Embrace your feelings, and let them inspire you
Writing for Quick and Dirty Tips, psychologist Dr. Ellen Hendriksen’s top advice is to let yourself feel whatever you’re feeling. Don’t expect to feel happy all the time, and don’t fall into the trap of thinking that every moment you spend not feeling happy is somehow bad. As humans, we’re meant to experience a range of emotions, and we need to tap into them as they all have their own power. Anger isn’t pleasant to experience, but it’s what spurs many of us into action, whether it’s calling your kid’s teacher to complain, contacting your representative, or joining a rally. Likewise, sadness can be cathartic. Let yourself experience your emotions, then move on.
Look out for others
One of the traits that is the most strongly associated with happiness and meaning is high-quality social relationships. Hanging out with friends or receiving from others is linked to happiness, while being a giver or spending time with family tends to confer meaning. In short, connecting with other people can provide us with the happiness and comfort we seek in the wake of all the bad news we’re bombarded with these days. Strengthen your bonds with the people in your life, and join a club or volunteer if you’re lacking in the friends and family department.
Seek good news
Negative headlines are everywhere these days. While much of what constitutes news tends to be somewhat negative in nature in the first place, newspaper and news sites also have to get views and clicks to stay afloat, so sometimes it’s those tragic stories that get the most attention. What you don’t hear about too often, however, is all the good things that are happening. The world is actually improving in metrics like poverty and violence, though you wouldn’t know that if you just stick to the top stories. A terrorist attack or a missing child is far more shocking and attention-grabbing.

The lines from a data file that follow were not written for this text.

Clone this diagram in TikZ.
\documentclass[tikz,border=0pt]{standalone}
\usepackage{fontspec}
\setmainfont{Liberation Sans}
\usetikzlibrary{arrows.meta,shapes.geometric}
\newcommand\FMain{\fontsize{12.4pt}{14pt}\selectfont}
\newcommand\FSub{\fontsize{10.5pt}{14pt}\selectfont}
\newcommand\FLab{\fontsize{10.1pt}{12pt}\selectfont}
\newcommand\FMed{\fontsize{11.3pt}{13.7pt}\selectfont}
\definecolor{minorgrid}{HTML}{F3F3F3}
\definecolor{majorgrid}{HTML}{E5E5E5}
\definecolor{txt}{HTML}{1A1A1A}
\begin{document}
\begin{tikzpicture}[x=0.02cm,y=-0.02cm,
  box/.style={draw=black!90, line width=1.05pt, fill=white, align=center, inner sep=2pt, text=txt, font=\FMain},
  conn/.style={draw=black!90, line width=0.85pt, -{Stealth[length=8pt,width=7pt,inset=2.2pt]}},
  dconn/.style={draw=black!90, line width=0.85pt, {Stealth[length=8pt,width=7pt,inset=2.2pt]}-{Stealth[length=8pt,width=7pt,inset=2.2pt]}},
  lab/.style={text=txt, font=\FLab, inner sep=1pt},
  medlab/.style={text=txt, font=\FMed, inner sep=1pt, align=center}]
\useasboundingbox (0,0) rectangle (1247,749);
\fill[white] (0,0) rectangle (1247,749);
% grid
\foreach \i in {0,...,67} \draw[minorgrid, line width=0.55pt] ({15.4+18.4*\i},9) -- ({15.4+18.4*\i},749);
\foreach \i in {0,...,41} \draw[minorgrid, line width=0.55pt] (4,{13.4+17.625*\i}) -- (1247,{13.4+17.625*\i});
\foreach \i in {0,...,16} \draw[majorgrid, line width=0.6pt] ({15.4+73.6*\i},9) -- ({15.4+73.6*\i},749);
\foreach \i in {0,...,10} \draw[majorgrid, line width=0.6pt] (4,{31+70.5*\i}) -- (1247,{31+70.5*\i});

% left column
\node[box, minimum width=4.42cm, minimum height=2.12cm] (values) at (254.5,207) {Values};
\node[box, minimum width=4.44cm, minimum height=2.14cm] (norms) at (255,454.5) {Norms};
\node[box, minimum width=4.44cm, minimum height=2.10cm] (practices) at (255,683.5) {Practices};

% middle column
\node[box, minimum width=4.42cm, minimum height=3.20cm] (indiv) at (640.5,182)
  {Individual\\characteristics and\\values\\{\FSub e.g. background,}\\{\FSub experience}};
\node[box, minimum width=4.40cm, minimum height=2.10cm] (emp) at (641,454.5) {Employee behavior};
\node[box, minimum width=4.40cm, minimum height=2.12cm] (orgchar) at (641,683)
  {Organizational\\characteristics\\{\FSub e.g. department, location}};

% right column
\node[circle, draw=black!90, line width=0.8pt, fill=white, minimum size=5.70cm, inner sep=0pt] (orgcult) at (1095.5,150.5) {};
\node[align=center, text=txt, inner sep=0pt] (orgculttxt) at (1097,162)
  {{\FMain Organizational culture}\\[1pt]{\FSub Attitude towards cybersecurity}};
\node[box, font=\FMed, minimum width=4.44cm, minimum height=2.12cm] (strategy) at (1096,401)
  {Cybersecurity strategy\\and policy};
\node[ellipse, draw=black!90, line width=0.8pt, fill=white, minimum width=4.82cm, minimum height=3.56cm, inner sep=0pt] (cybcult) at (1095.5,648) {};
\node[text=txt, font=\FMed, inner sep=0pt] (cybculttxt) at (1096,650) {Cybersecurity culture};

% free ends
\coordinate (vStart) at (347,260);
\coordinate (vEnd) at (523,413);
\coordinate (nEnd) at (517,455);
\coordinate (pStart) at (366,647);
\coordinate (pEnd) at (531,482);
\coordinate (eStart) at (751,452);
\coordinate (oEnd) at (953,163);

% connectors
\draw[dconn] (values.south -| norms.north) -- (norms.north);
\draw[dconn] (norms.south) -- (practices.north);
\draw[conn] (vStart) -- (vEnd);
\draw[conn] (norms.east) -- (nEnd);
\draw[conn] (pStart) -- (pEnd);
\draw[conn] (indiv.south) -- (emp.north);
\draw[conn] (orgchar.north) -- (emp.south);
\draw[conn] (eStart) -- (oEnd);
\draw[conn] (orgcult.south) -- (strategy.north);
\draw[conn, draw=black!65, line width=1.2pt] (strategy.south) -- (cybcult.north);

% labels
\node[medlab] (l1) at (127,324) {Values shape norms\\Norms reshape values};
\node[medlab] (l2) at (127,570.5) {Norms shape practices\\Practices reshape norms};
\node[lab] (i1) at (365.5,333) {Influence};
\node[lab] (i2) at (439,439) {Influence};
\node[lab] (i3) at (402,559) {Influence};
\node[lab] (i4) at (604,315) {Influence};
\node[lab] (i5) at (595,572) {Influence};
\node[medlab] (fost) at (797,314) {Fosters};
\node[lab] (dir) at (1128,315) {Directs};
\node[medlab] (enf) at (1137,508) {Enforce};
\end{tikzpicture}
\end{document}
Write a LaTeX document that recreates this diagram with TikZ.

If the news really is getting you down, consider changing how you look at it. That might mean taking a break from the news altogether for a time, or better yet, look for “good news” websites. You want to know what’s going on in the world, of course, but switching from leaving the 24/7 news channels on in the background all day to just reading the headlines for ten minutes in the morning could do wonders for your mood.
Stay away from social media
Those of us who actively avoid social media can attest to how freeing it is. You won’t be missing out on as much as you think you will by giving it up cold turkey. Sure, you might miss a few cat memes and those pictures of what your second cousin had for breakfast, but you’ll also be spared those fake “highlight reels” of people’s seemingly perfect lives designed to make others feel inadequate and all those clickbait articles, fake news and debates that tend to ensue on such platforms.
In fact, a University of Copenhagen study involving more than 1,000 people found that those who quit Facebook for one week felt more positive emotions and greater satisfaction with their lives.
The important people in your life know how to contact you to share what you truly need to know, and you’ll be far happier discussing these developments with them on the phone or over tea than by staring at impersonal words on a screen.
Life is full of challenges, so stack the odds of happiness in your favor by exposing yourself to more good news, strengthening your bonds with loved ones, and letting yourself experience all the emotions that strike you.